This message resonates with my own experiences, initially as a CIO and later working with leading organisations at Henley Business School. It is why I developed with BCS the Business Change Lifecycle that ends not with delivery of a system but with the fuzzy world of benefits realisation. That is not to say that benefits are usually soft, it is more that they require a focus as much on stakeholders as they do on process. Further, they do not arrive in neat gift boxes when you expect them to. It is hard work realising benefits and CIOs need to be at the forefront.
Of course that brings in the importance of building the right skills. It is tempting to bring in consultants to achieve early success. However, without the right balance of internal skills, there is minimal transfer of capability. Achieving that means having business-focused IT people in the group who have the confidence and the credibility to drive benefits. This may sound theoretical but I am delighted with the practical benefits of the professional development programme we have created for Deutsche Telekom. Most importantly the CIO believes he is gaining the results he wants.

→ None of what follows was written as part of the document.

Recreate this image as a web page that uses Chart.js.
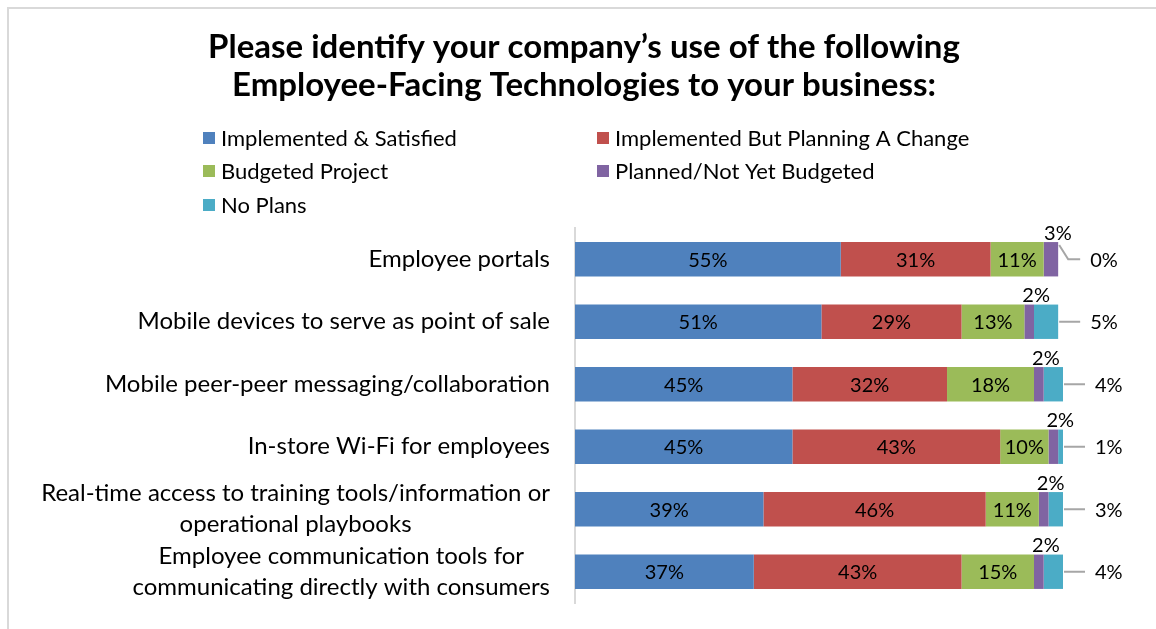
<!DOCTYPE html>
<html>
<head>
<meta charset="utf-8">
<script src="https://cdn.jsdelivr.net/npm/chart.js@4.4.1/dist/chart.umd.min.js"></script>
<style>
    body { margin: 0; background: #fff; }
    canvas { display: block; }
</style>
</head>
<body>
<canvas id="techChart" width="1156" height="629"></canvas>
<script>
// Survey answers per technology, in percent
const categories = [
    'Employee portals',
    'Mobile devices to serve as point of sale',
    'Mobile peer-peer messaging/collaboration',
    'In-store Wi-Fi for employees',
    ['Real-time access to training tools/information or', 'operational playbooks'],
    ['Employee communication tools for', 'communicating directly with consumers']
];
const implementedSatisfied = [55, 51, 45, 45, 39, 37];
const implementedChange = [31, 29, 32, 43, 46, 43];
const budgetedProject = [11, 13, 18, 10, 11, 15];
const plannedNotBudgeted = [3, 2, 2, 2, 2, 2];
const noPlans = [0, 5, 4, 1, 3, 4];

const seriesNames = [
    'Implemented & Satisfied',
    'Implemented But Planning A Change',
    'Budgeted Project',
    'Planned/Not Yet Budgeted',
    'No Plans'
];
const seriesColors = ['#4F81BD', '#C0504D', '#9BBB59', '#8064A2', '#4BACC6'];

const FONT = 'Lato, "Open Sans", sans-serif';

// Frame, legend grid, category labels and value labels
const decorPlugin = {
    id: 'decor',
    beforeDraw(chart) {
        const ctx = chart.ctx;
        ctx.save();
        ctx.strokeStyle = '#d9d9d9';
        ctx.lineWidth = 2;
        ctx.strokeRect(8, 8, 1300, 800);
        ctx.restore();
    },
    afterDatasetsDraw(chart) {
        const ctx = chart.ctx;
        ctx.save();
        ctx.font = `20px ${FONT}`;
        ctx.fillStyle = '#000';
        ctx.textBaseline = 'middle';
        chart.data.datasets.forEach((ds, i) => {
            const meta = chart.getDatasetMeta(i);
            meta.data.forEach((bar, j) => {
                const { x, y, base, height } = bar.getProps(['x', 'y', 'base', 'height'], true);
                const text = ds.data[j] + '%';
                if (i < 3) {
                    ctx.textAlign = 'center';
                    ctx.fillText(text, (x + base) / 2, y + 1);
                } else if (i === 3) {
                    ctx.textAlign = 'center';
                    ctx.fillText(text, (x + base) / 2 + 7, y - height / 2 - 9);
                } else {
                    // leader line out to the right of the bar end
                    ctx.strokeStyle = '#a6a6a6';
                    ctx.lineWidth = 2;
                    ctx.beginPath();
                    if (ds.data[j] === 0) {
                        ctx.moveTo(x + 1, y - height / 2 + 3);
                        ctx.lineTo(x + 10, y);
                    } else {
                        ctx.moveTo(x + 1, y);
                    }
                    ctx.lineTo(x + 22, y);
                    ctx.stroke();
                    ctx.textAlign = 'left';
                    ctx.fillText(text, x + 32, y + 1);
                }
            });
        });
        ctx.restore();
    },
    afterDraw(chart) {
        const ctx = chart.ctx;
        ctx.save();

        // legend, two columns
        const cols = [203, 597];
        const rows = [138, 171, 205];
        ctx.font = `22px ${FONT}`;
        ctx.textBaseline = 'middle';
        ctx.textAlign = 'left';
        chart.data.datasets.forEach((ds, i) => {
            const lx = cols[i % 2];
            const ly = rows[Math.floor(i / 2)];
            ctx.fillStyle = ds.backgroundColor;
            ctx.fillRect(lx, ly - 6, 12, 12);
            ctx.fillStyle = '#000';
            ctx.fillText(ds.label, lx + 18, ly + 1);
        });

        // category labels: right aligned block, lines centred inside it
        const yScale = chart.scales.y;
        const right = chart.chartArea.left - 25;
        const lineH = 31;
        ctx.font = `24px ${FONT}`;
        ctx.fillStyle = '#000';
        chart.data.labels.forEach((label, j) => {
            const lines = Array.isArray(label) ? label : [label];
            const yc = yScale.getPixelForTick(j);
            const widths = lines.map(l => ctx.measureText(l).width);
            const blockW = Math.max(...widths);
            const cx = right - blockW / 2;
            ctx.textAlign = 'center';
            lines.forEach((l, k) => {
                const ly = yc + (k - (lines.length - 1) / 2) * lineH;
                ctx.fillText(l, cx, ly);
            });
        });
        ctx.restore();
    }
};

const seriesData = [implementedSatisfied, implementedChange, budgetedProject, plannedNotBudgeted, noPlans];

new Chart(document.getElementById('techChart').getContext('2d'), {
    type: 'bar',
    data: {
        labels: categories,
        datasets: seriesData.map((values, i) => ({
            label: seriesNames[i],
            data: values,
            backgroundColor: seriesColors[i],
            borderWidth: 0,
            barPercentage: 0.55,
            categoryPercentage: 1
        }))
    },
    options: {
        indexAxis: 'y',
        responsive: false,
        animation: false,
        layout: {
            padding: { left: 105, right: 93, top: 0, bottom: 26 }
        },
        plugins: {
            legend: { display: false },
            tooltip: { enabled: false },
            title: {
                display: true,
                text: [
                    'Please identify your company\u2019s use of the following',
                    'Employee-Facing Technologies to your business:'
                ],
                color: '#000',
                font: { family: FONT, size: 33, weight: 'bold', lineHeight: 1.15 },
                padding: { top: 28, bottom: 124.1 }
            }
        },
        scales: {
            x: {
                stacked: true,
                display: false,
                min: 0,
                max: 101
            },
            y: {
                stacked: true,
                grid: { display: false },
                border: { display: true, color: '#d9d9d9', width: 2 },
                ticks: { display: false },
                afterFit(scale) {
                    scale.width = 470;
                }
            }
        }
    },
    plugins: [decorPlugin]
});
</script>
</body>
</html>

One of the big challenges we all face in developing skills is defining the scope of what we do. It is something I have struggled with both as a CIO and as an academic. When I was promoted recently to a professorial position at Henley, I debated what was the most appropriate title. There are arguments for Business Systems, IT Enabled Business Change, Information Management and many others. In the end, I decided IT Leadership most closely aligned to what the CIO needs to provide. I have a very broad definition of IT, one that encompasses strategy, processes, information, systems, technology and people.
That takes me back to the title. I believe we have to re-imagine IT and our leadership of it to remain relevant in tomorrow’s world. With our core skill of systems thinking, we are best placed in the organisation to understand how to integrate the different elements of business change. The challenge will be to explain and to execute it.
If you have done this, I would be very happy to hear your stories directed to sharm.manwani@henley.com.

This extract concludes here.